There is little doubt that the European Union suffers from a democratic deficit that affects its legitimacy and acceptance with EU citizens. But what is the source of this deficit? In his 2016 book, "The Constitution of European Democracy", Dieter Grimm asserts that the over-constitutionalisation of the EU has shifted power from democratically legitimised and accountable institutions to the EU’s executive and judicial bodies. Grimm analyses the origins and consequences of this situation, and develops proposals for reforming the institutional structure and decision making process within the EU.
In 2016, Dieter Grimm's book "Europa ja – aber welches?” was published by Verlag C.H. Beck. It is now available in English from Oxford University Press under the title "The Constitution of European Democracy".
The event is part of the Berlin Science Week (1-10 November 2017).

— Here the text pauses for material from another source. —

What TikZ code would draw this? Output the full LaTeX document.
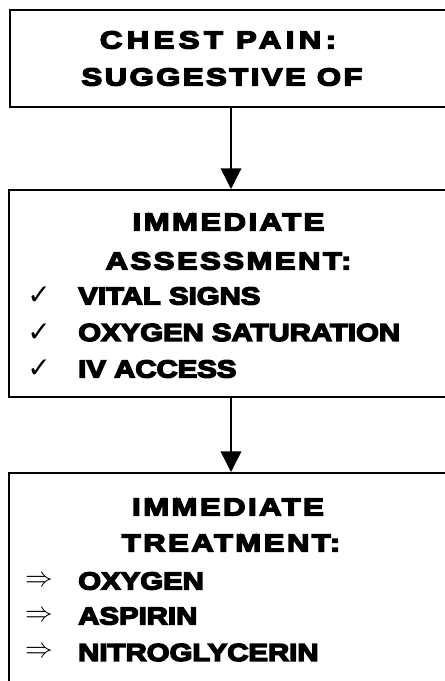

Dieter Grimm teaches constitutional law at Humboldt University Berlin and at the Yale Law School. From 1987 to 1999 he served as Justice of the Federal Constitutional Court of Germany. He holds a law degree and a doctoral from the University of Frankfurt and an LL.M. degree from Harvard Law School. He has been a visiting professor in many universities such as Harvard, New York University, the University of Toronto, the University La Sapienza in Rome, the Indian National Law School in Kolkatta, Seoul National University, Beijing University, Renmin University Beijing etc. Dieter Grimm holds honorary doctoral degrees from the universities of Toronto, Göttingen, Porto Alegre and Bucharest. He is a member of the Berlin-Brandenburgische Akademie der Wissenschaften, the Academia Europaea and the American Academy of Arts and Sciences.
Mark Dawson is Professor of European Law and Governance at the Hertie School. His research focuses on the relationship between law and policymaking in the EU, particularly economic governance and human rights protection. He is the Principle Investigator of LEVIATHAN, a research project exploring the legal and political accountability structure of EU economic governance.
Dilek Kurban is a Fellow at the Hertie School. She is a legal scholar with research interests in the European Court of Human Rights, legal mobilisation, forced displacement, minority rights and human rights abuses during ethnic conflicts. She is specialised on Turkey. She is a member of the European Commission’s Network of Independent Experts in the Non-Discrimination Field.
Helmut K. Anheier is President of the Hertie School and Professor of Sociology. His research centres on indicator systems, social innovation, culture, philanthropy, and organisational studies. He also holds a Chair of Sociology at Heidelberg University and serves as Academic Director of the Centre for Social Investment.